Suddenly the trips to the country aren’t as fun anymore. Tensions are running high as Danny attempts to exert influence over Lucas and oust Jo as the most important person in Lucas’s life. Jo finds her attention diverted elsewhere and begins to wonder if this relationship with Lucas is really going to work with her in the City and him down here in isolation, which is affecting his personality. Add in the problems with Danny and Jo starts to feel like she doesn’t want to be a huge part of this anymore. Unfortunately for her, Lucas isn’t going to give her up lightly – his hold on her will extend long past the natural length of her relationship with him. Tied by the bonds of a decade long friendship, Jo will find it hard to turn her back on Lucas completely, even after he totally changes. And the once tight knit group of friends will splinter and break apart.

The House At Midnight is billed as a bit of a gothic piece but to be honest, the atmosphere was never really ‘there’ for me. The big imposing sort of house isn’t really given the character it should, nor are the descriptions detailed enough to really enable me to be able to picture it clearly. The references to the ‘pulse’ of the house, which appears to be something only Jo can hear/feel, are vague and don’t flesh out the house itself as a real living, breathing piece of the novel.

The protagonist Jo frustrated me. The background of her friendship with Lucas is briefly described as they move forward into a relationship but as a reader, you don’t get a chance to even assess them as a couple before they are falling apart and Jo is moving towards a character that she herself doesn’t even know. She made choice that annoyed me, so much so that a couple of times I had to put this book down and take a few deep breaths. When someone is emotionally manipulating, you can walk away. She was in London. Lucas was at the house, hours away. I never felt like his hold over Jo was enough to make her do the things she did, to keep going to the house. And it seemed even more ridiculous that the man she dated after Lucas also chose to continue going with her. It was ludicrous and not at all believable.

But my biggest problem is with the ending. If you spend half your book building up to something sinister, please don’t have it all occur “off screen” while we’re with some other character who turns out to not be involved in the final climax/showdown. That’s just insulting to the reader who has invested so much of their time in reading your story only to get to the end and find out that everything interesting has happened without the reader actually being an active part of it. I find that incredibly off putting in a book and it always taints my view of it.

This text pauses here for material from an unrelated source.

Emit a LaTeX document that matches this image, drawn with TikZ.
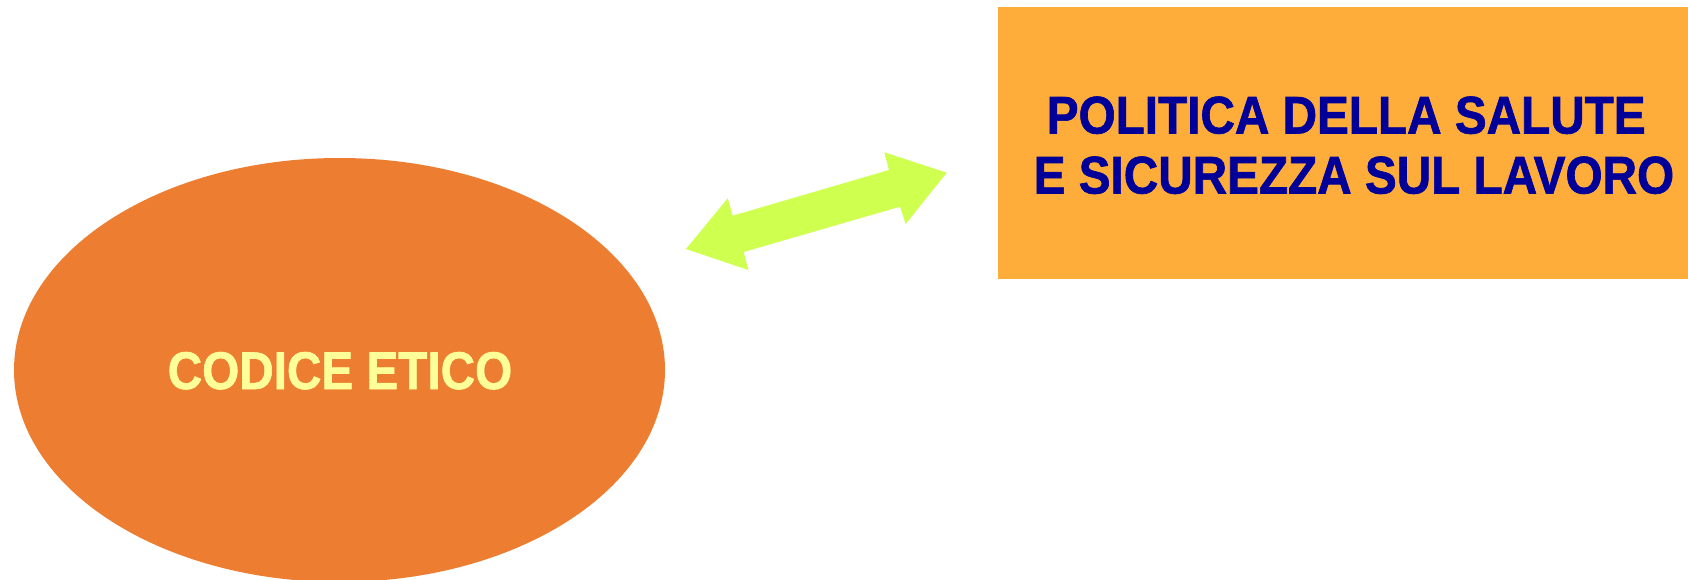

The House At Midnight started off really promising – I enjoyed the first few chapters that introduced the characters and the house and gave us some background information on Lucas’ uncle and his eclectic circle of friends. Their weekends/summer spent at the house were mirrored by Lucas and his friends and it looked like it might be a nice little history repeating story line but then I just got bogged down in drama and unlikable characters. And drinking. Way too much drinking. It was boring, reading about this spoiled rich boy Lucas and all his big inheritance money drinking bottles of expensive wine and champagne. I don’t find that sort of lifestyle interesting at all. I find it needlessly extravagant and self-indulgent and it makes me want to stop reading.